Written instruction: Look at the data below and print exactly the lines from its first line through the line with "topm_mean = [5.23, 3.76, 7.43, 6.40]"; the pictures stay out of the copy.

Stored data:
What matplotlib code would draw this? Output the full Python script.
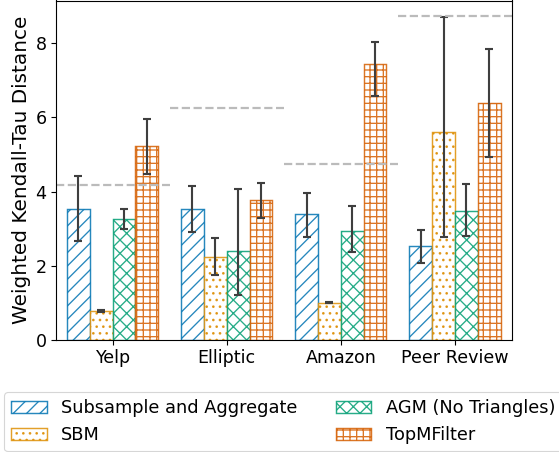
import numpy as np
import matplotlib
matplotlib.use("Agg")
import matplotlib.pyplot as plt

# Datasets and methods
datasets = ["Yelp", "Elliptic", "Amazon", "Peer Review"]
methods = ["Subsample and Aggregate", "SBM", "AGM (No Triangles)", "TopMFilter"]

# Mean weighted Kendall-Tau distance per method and dataset
subsample_mean = [3.54, 3.54, 3.40, 2.52]
sbm_mean = [0.78, 2.24, 1.01, 5.61]
agm_mean = [3.26, 2.41, 2.94, 3.49]
topm_mean = [5.23, 3.76, 7.43, 6.40]

# Error bar ends (lower, upper)
subsample_lo = [2.66, 2.90, 2.78, 2.08]
subsample_hi = [4.43, 4.15, 3.97, 2.97]
sbm_lo = [0.76, 1.74, 1.00, 2.77]
sbm_hi = [0.80, 2.74, 1.02, 8.70]
agm_lo = [2.98, 1.21, 2.37, 2.79]
agm_hi = [3.52, 4.08, 3.62, 4.21]
topm_lo = [4.47, 3.28, 6.58, 4.94]
topm_hi = [5.96, 4.24, 8.02, 7.84]

# Reference level for each dataset (dashed line)
baseline = [4.19, 6.24, 4.75, 8.73]

colors = ["#0173b2", "#de8f05", "#029e73", "#d55e00"]
hatches = ["//", "..", "xx", "++"]

means = [subsample_mean, sbm_mean, agm_mean, topm_mean]
lows = [subsample_lo, sbm_lo, agm_lo, topm_lo]
highs = [subsample_hi, sbm_hi, agm_hi, topm_hi]

plt.rcParams["hatch.linewidth"] = 1.2

DPI = 80
W, H = 559, 452
fig = plt.figure(figsize=(W / DPI, H / DPI), dpi=DPI)
ax = fig.add_axes([55.5 / W, 1 - 340 / H, (512 - 55.5) / W, (340 - 0.5) / H])

x = np.arange(len(datasets))
width = 0.2
offsets = [-1.5 * width, -0.5 * width, 0.5 * width, 1.5 * width]

for i in range(len(methods)):
    m = np.array(means[i])
    lo = m - np.array(lows[i])
    hi = np.array(highs[i]) - m
    ax.bar(x + offsets[i], m, width, color="white", edgecolor=colors[i],
           hatch=hatches[i], linewidth=1.3, alpha=0.85, label=methods[i])
    ax.errorbar(x + offsets[i], m, yerr=[lo, hi], fmt="none",
                ecolor="#3f3f3f", elinewidth=1.9, capsize=3.5, capthick=1.9)

for j, b in enumerate(baseline):
    ax.hlines(b, x[j] - 0.5, x[j] + 0.5, colors="#bbbbbb", linestyles="--",
              linewidth=2.0)

ax.set_xlim(-0.5, 3.5)
ax.set_ylim(0, 9.15)
ax.set_xticks(x)
ax.set_xticklabels(datasets, fontsize=15.8)
ax.set_yticks([0, 2, 4, 6, 8])
ax.tick_params(axis="both", labelsize=15.8, width=1.0, length=4.5)
for s in ax.spines.values():
    s.set_linewidth(1.0)
ax.set_ylabel("Weighted Kendall-Tau Distance", fontsize=18)

handles, labels = ax.get_legend_handles_labels()
fig.legend(handles, labels, ncol=2, fontsize=16, loc="upper left",
           borderaxespad=0, columnspacing=2.15,
           bbox_to_anchor=(4.3 / W, 1 - 392.3 / H))

fig.savefig("out.png", dpi=DPI)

Completed exercise:
What matplotlib code would draw this? Output the full Python script.
import numpy as np
import matplotlib
matplotlib.use("Agg")
import matplotlib.pyplot as plt

# Datasets and methods
datasets = ["Yelp", "Elliptic", "Amazon", "Peer Review"]
methods = ["Subsample and Aggregate", "SBM", "AGM (No Triangles)", "TopMFilter"]

# Mean weighted Kendall-Tau distance per method and dataset
subsample_mean = [3.54, 3.54, 3.40, 2.52]
sbm_mean = [0.78, 2.24, 1.01, 5.61]
agm_mean = [3.26, 2.41, 2.94, 3.49]
topm_mean = [5.23, 3.76, 7.43, 6.40]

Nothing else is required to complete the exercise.